Just talking about buying old CB750K...

Prices are even worse than I expected. $4500 for a 70's CB750 that could use some "TLC"? $400 for a CB750 frame with wheels, some loose parts, but NO engine, no carbs...and no title??! No title is the deal-breaker of all deal breakers in my book. Frame is scrap metal without a title. (Application for "lost title" doesn't happen here unless the legal owner is present, and only if it was licensed in the last 10 years.)

$1600 for a 74' CB750K "project" with 72,000 miles on a K1 engine?! The only redeeming feature is that they say, "Engine isn't frozen up" and has a title.

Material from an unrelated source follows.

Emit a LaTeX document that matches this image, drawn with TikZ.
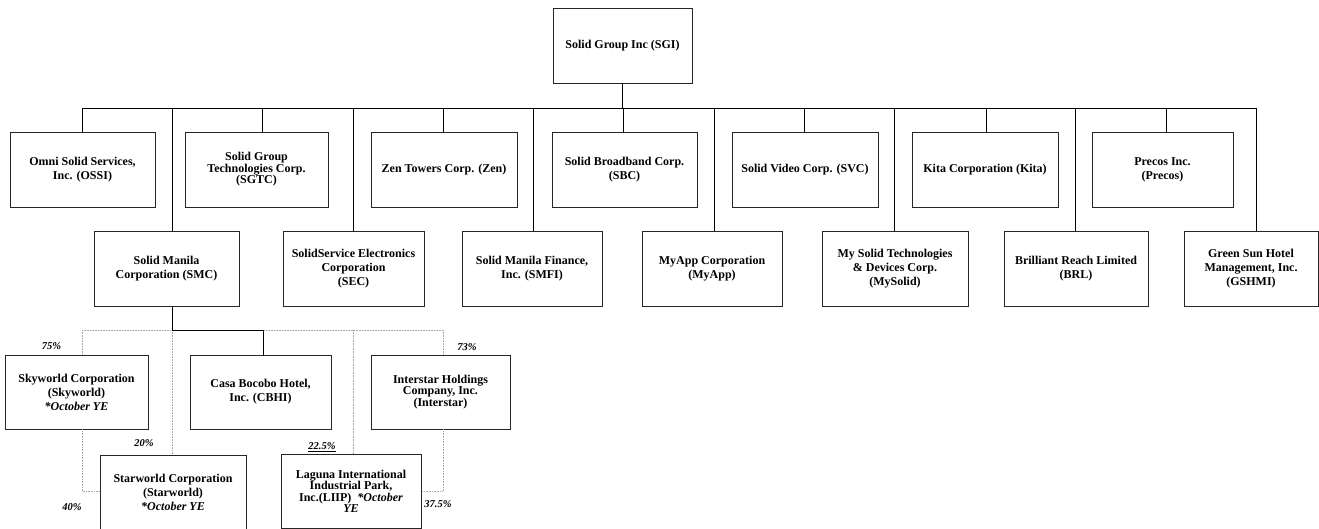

Doesn't run, paint trashed, seat and pipes are garbage, missing quite a few hard-to-find cosmetic parts, headlight and fenders are wrong...front end is wrong, and generally looks like hell. I know I have an "old guy" sense of value, but I reckon they want 4 times what it's worth. 3x if I'm making an attempt to be reasonable.

If the engine runs good once the carbs are cleaned, you'd still be into it for another grand for various shop supplies, necessary replacement parts, tires, and whatever missing bits you can get off Ebay. Could easily go much higher pretty fast if that engine isn't fit. Holy buckets.

Next project I'm going to have to shop in Antarctica to get a deal.